[Entries with chart source code]
=====
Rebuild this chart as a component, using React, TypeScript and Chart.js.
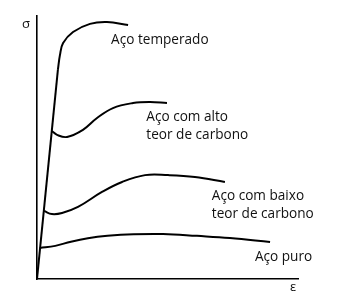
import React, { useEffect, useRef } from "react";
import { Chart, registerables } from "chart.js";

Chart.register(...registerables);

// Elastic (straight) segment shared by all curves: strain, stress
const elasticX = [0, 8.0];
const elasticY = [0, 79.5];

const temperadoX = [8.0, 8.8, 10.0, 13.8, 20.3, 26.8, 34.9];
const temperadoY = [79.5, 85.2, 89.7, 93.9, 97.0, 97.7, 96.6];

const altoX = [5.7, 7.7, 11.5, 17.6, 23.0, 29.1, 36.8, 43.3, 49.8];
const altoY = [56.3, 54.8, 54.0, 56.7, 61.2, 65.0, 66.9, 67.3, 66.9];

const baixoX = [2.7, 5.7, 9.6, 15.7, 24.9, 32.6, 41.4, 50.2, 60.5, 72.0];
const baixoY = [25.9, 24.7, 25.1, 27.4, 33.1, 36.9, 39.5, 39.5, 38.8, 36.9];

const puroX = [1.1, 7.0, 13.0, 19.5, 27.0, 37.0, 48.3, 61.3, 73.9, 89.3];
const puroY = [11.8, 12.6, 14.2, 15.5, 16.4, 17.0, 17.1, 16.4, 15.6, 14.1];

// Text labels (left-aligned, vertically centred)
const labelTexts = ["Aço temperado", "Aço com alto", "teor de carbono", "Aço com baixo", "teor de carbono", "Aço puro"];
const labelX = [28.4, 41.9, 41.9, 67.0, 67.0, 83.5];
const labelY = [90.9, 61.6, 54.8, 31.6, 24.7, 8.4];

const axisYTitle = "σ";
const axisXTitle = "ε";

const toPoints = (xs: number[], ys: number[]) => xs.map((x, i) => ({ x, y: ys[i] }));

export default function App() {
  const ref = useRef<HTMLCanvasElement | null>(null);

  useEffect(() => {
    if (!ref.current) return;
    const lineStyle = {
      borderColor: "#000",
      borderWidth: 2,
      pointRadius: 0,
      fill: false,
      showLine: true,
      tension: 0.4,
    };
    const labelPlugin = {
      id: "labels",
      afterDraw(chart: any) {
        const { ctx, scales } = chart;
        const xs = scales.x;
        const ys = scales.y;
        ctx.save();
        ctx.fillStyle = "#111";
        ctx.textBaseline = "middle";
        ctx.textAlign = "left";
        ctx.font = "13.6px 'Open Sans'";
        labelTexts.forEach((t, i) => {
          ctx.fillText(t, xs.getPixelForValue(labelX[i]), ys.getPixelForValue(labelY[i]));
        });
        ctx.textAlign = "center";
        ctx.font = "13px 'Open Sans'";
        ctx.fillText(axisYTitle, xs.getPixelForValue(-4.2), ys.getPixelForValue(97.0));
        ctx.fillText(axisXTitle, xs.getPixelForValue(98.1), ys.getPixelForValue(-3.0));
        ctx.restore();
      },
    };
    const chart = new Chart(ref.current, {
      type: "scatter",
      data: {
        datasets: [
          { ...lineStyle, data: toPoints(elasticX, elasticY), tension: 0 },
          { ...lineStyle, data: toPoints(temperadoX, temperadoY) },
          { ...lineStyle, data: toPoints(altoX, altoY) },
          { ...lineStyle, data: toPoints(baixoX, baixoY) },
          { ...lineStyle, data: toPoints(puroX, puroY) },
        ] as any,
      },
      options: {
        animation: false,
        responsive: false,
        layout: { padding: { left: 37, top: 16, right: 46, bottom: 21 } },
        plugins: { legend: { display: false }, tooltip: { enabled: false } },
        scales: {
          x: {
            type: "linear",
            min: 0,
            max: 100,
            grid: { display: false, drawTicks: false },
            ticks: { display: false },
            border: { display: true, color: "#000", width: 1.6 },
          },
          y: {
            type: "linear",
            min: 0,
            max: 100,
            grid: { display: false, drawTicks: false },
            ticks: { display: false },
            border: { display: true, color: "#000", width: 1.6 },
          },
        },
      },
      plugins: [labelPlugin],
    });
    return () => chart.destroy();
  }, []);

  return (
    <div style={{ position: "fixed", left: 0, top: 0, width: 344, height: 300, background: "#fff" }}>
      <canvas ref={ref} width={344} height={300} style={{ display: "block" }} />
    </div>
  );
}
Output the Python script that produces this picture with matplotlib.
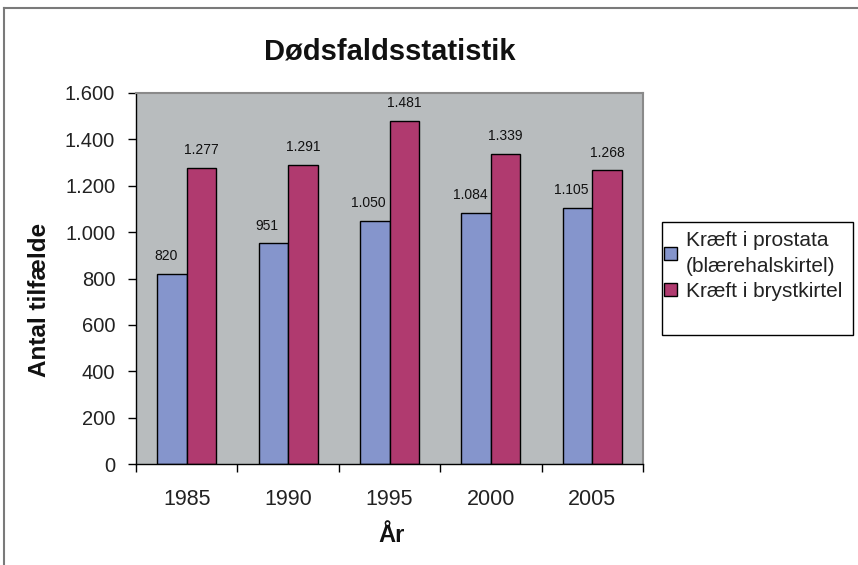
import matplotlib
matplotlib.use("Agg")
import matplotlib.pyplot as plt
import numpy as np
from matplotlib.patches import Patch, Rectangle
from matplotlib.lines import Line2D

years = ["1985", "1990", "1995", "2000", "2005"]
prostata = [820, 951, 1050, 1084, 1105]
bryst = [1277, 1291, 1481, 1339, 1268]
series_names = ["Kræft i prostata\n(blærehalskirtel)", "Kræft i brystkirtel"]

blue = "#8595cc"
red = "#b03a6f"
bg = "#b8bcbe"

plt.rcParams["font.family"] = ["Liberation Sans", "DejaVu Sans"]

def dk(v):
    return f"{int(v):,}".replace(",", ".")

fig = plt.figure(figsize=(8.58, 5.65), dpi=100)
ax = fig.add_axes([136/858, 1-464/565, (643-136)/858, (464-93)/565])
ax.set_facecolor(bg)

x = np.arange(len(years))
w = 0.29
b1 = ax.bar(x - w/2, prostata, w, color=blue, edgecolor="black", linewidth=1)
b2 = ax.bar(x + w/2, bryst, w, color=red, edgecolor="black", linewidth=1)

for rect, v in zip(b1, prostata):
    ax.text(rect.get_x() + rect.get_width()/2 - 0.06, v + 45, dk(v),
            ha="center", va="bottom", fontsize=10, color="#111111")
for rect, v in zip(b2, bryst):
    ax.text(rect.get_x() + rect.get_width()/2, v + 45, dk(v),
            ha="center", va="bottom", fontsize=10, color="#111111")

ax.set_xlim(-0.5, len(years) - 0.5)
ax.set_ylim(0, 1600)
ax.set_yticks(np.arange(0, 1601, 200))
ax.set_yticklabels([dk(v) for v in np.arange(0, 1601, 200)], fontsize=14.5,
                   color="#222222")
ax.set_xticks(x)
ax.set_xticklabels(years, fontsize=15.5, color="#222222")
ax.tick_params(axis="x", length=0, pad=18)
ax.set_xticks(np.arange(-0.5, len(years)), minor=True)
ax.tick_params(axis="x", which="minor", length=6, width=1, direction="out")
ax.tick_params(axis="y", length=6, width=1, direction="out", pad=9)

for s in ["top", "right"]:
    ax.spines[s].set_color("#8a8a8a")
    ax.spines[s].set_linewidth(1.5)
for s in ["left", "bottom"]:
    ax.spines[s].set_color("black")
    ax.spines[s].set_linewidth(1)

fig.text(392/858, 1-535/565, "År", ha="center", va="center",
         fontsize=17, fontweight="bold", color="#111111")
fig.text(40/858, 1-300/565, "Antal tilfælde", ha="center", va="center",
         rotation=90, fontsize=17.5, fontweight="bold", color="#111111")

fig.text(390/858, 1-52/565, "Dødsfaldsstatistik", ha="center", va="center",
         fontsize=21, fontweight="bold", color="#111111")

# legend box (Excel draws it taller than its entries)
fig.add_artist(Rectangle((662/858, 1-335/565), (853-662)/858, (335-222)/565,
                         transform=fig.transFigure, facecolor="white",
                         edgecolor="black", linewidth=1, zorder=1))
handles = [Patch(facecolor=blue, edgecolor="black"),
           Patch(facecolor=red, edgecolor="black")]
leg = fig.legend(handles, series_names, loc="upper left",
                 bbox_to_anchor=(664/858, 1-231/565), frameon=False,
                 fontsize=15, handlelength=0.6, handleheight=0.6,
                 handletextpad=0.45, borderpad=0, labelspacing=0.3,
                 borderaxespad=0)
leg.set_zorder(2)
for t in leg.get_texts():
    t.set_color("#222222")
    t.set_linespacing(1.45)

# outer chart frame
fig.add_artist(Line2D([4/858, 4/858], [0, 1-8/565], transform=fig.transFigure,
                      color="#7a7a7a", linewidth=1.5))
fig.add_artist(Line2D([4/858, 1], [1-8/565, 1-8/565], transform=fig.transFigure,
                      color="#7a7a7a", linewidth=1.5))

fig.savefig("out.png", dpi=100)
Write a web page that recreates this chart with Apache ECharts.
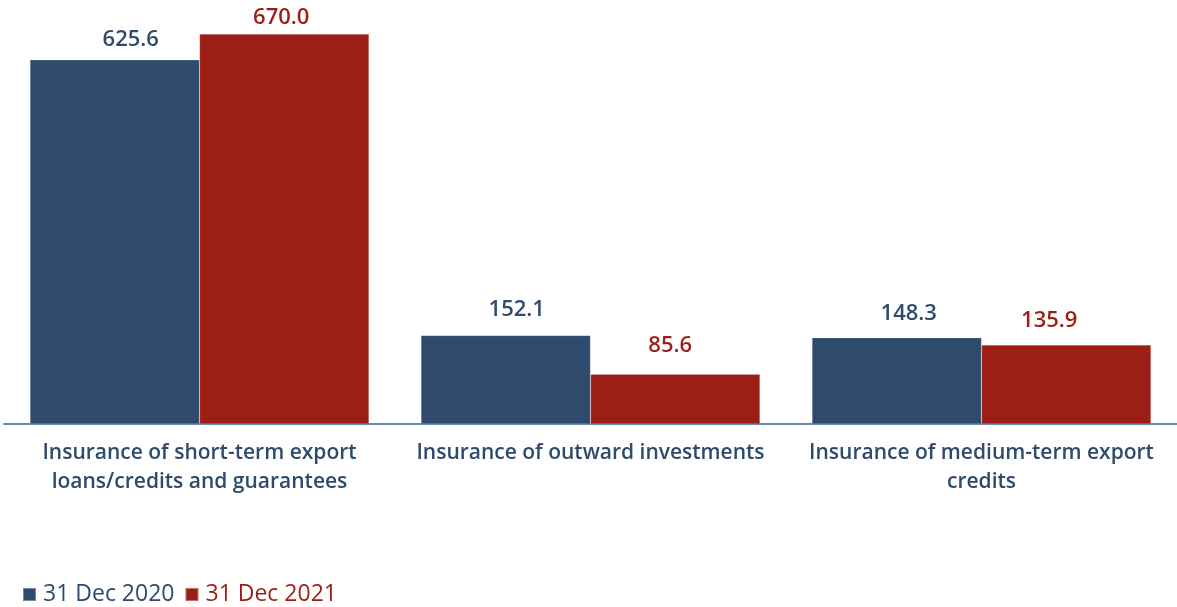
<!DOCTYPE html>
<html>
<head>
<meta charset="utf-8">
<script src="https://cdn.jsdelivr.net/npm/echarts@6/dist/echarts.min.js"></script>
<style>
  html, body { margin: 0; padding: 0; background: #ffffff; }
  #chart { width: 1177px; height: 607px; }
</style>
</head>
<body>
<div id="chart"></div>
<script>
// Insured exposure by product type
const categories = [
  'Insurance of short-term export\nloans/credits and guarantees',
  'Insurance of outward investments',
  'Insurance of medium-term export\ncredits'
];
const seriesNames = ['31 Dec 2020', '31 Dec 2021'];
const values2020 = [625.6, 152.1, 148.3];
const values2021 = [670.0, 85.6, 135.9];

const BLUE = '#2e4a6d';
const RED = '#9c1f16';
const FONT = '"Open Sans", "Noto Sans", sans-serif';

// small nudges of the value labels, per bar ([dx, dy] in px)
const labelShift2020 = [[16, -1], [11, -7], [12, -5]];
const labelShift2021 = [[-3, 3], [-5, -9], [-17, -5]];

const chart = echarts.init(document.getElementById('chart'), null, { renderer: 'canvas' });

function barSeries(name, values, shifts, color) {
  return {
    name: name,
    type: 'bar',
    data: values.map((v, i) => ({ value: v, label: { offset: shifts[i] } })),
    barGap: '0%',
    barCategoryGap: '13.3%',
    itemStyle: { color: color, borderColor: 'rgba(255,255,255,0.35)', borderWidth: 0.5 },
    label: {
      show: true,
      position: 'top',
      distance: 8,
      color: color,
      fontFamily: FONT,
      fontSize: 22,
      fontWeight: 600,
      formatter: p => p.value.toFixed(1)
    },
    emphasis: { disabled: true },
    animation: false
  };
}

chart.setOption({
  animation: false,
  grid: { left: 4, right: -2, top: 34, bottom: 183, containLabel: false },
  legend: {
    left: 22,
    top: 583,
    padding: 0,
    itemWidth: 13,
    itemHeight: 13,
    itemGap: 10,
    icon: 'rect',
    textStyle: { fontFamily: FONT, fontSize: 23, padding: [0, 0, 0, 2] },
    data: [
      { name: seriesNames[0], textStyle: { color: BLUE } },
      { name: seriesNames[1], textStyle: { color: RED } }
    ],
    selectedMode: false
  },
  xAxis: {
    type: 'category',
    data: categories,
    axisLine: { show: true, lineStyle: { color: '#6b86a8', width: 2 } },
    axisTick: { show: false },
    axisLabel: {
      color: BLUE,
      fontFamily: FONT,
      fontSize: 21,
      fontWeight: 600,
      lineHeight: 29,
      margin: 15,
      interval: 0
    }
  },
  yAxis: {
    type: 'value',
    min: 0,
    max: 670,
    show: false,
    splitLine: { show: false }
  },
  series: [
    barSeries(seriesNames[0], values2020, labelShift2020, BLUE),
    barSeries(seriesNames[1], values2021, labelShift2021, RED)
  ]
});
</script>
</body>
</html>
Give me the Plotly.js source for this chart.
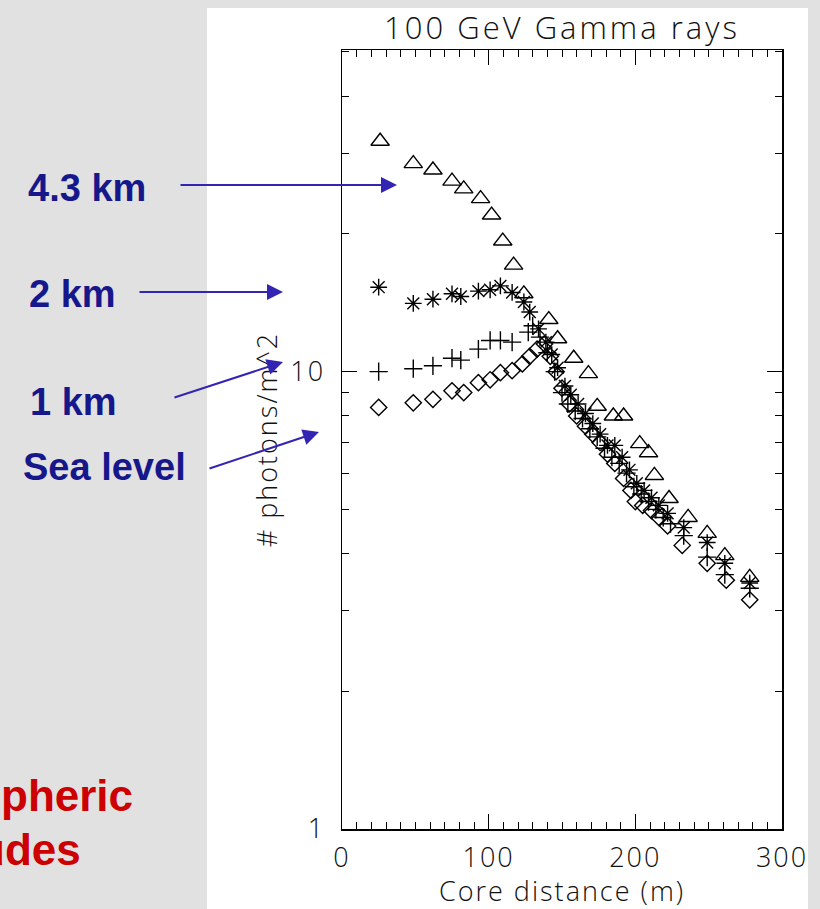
=====
= Exercise aim =
Set down again, exactly, the lines of the material above from its first line to the one with "const ref = useRef<HTMLCanvasElement", inclusive. Leave the pictures out.

= Result of the exercise =
Rebuild this chart as a component, using React, TypeScript and Chart.js.
import React, { useEffect, useRef } from "react";
import { Chart, registerables } from "chart.js";

Chart.register(...registerables);

// Elastic (straight) segment shared by all curves: strain, stress
const elasticX = [0, 8.0];
const elasticY = [0, 79.5];

const temperadoX = [8.0, 8.8, 10.0, 13.8, 20.3, 26.8, 34.9];
const temperadoY = [79.5, 85.2, 89.7, 93.9, 97.0, 97.7, 96.6];

const altoX = [5.7, 7.7, 11.5, 17.6, 23.0, 29.1, 36.8, 43.3, 49.8];
const altoY = [56.3, 54.8, 54.0, 56.7, 61.2, 65.0, 66.9, 67.3, 66.9];

const baixoX = [2.7, 5.7, 9.6, 15.7, 24.9, 32.6, 41.4, 50.2, 60.5, 72.0];
const baixoY = [25.9, 24.7, 25.1, 27.4, 33.1, 36.9, 39.5, 39.5, 38.8, 36.9];

const puroX = [1.1, 7.0, 13.0, 19.5, 27.0, 37.0, 48.3, 61.3, 73.9, 89.3];
const puroY = [11.8, 12.6, 14.2, 15.5, 16.4, 17.0, 17.1, 16.4, 15.6, 14.1];

// Text labels (left-aligned, vertically centred)
const labelTexts = ["Aço temperado", "Aço com alto", "teor de carbono", "Aço com baixo", "teor de carbono", "Aço puro"];
const labelX = [28.4, 41.9, 41.9, 67.0, 67.0, 83.5];
const labelY = [90.9, 61.6, 54.8, 31.6, 24.7, 8.4];

const axisYTitle = "σ";
const axisXTitle = "ε";

const toPoints = (xs: number[], ys: number[]) => xs.map((x, i) => ({ x, y: ys[i] }));

export default function App() {
  const ref = useRef<HTMLCanvasElement | null>(null);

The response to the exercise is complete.